Answer to Question #234108 in Complex Analysis for smi

The derivative of the function $f(z)$ is: $f'(z)=2z(e^z-1)+z^2e^z=e^z(z^2+2z)-2z$.

$f(0)=0$. A necessary conditions for the function to be analytic are: $\frac{\partial f(z,\bar{z}) }{\partial{\bar{z}}}=0$. The latter holds.

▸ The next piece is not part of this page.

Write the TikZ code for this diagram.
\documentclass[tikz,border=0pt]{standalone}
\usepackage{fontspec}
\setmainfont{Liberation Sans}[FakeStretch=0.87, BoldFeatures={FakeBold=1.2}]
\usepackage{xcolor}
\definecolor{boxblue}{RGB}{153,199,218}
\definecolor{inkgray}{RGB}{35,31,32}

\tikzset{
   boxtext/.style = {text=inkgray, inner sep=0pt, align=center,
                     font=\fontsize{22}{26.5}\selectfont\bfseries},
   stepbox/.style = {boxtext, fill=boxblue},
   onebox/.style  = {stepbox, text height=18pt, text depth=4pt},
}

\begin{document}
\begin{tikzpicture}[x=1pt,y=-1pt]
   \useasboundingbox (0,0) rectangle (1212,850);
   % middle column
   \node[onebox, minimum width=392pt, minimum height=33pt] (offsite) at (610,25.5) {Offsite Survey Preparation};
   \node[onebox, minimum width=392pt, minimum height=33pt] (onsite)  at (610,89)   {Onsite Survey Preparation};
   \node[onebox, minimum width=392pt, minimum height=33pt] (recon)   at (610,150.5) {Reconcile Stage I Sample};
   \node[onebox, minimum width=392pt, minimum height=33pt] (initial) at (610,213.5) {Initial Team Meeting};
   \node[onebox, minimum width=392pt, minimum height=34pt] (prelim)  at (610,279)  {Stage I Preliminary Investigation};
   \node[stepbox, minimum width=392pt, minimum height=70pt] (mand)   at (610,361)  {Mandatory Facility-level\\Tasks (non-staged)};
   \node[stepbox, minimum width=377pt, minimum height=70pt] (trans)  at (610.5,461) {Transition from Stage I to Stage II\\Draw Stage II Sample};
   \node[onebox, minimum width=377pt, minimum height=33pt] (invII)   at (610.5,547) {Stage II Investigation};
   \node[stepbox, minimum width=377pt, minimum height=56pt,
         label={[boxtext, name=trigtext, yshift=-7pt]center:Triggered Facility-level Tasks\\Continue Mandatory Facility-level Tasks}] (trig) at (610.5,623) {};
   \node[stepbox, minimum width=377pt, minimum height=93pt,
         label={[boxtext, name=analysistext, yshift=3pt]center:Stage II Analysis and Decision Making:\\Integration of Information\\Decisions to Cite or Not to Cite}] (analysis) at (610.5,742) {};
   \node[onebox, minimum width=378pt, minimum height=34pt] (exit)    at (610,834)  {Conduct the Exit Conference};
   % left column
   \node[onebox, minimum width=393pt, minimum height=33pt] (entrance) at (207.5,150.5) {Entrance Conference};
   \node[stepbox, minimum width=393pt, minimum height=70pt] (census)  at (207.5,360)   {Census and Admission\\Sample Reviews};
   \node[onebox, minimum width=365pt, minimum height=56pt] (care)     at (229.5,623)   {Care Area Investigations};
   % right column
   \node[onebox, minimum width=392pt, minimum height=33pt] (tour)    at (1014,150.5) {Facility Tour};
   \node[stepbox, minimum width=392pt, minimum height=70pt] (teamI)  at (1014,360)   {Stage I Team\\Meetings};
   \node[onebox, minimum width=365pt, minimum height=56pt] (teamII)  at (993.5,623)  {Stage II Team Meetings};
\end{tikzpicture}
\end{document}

Rewrite the function $f(z)$ as: $f(z)=(x+iy)^2(e^{x+iy}-1)=(x^2-y^2+2xiy)(e^xe^{iy}-1)=(x^2-y^2)e^xe^{iy}-(x^2-y^2)+2xiye^xe^{iy}-2xyi=(x^2-y^2)e^x(cos(y)+i\,sin(y))+2xyie^x(cos(y)+i\,sin(y))-2xiy$

In case we split real and imaginary part as: $f(z)=u(x,y)+iv(x,y)$ it is obvious that partial derivatives $\frac{\partial u}{\partial x}$, $\frac{\partial u}{\partial y}$, $\frac{\partial v}{\partial x}$, $\frac{\partial v}{\partial y}$ are continuous. The latter are sufficient conditions for the function to be analytic. Thus, the function is analytic. In particular, at point 0.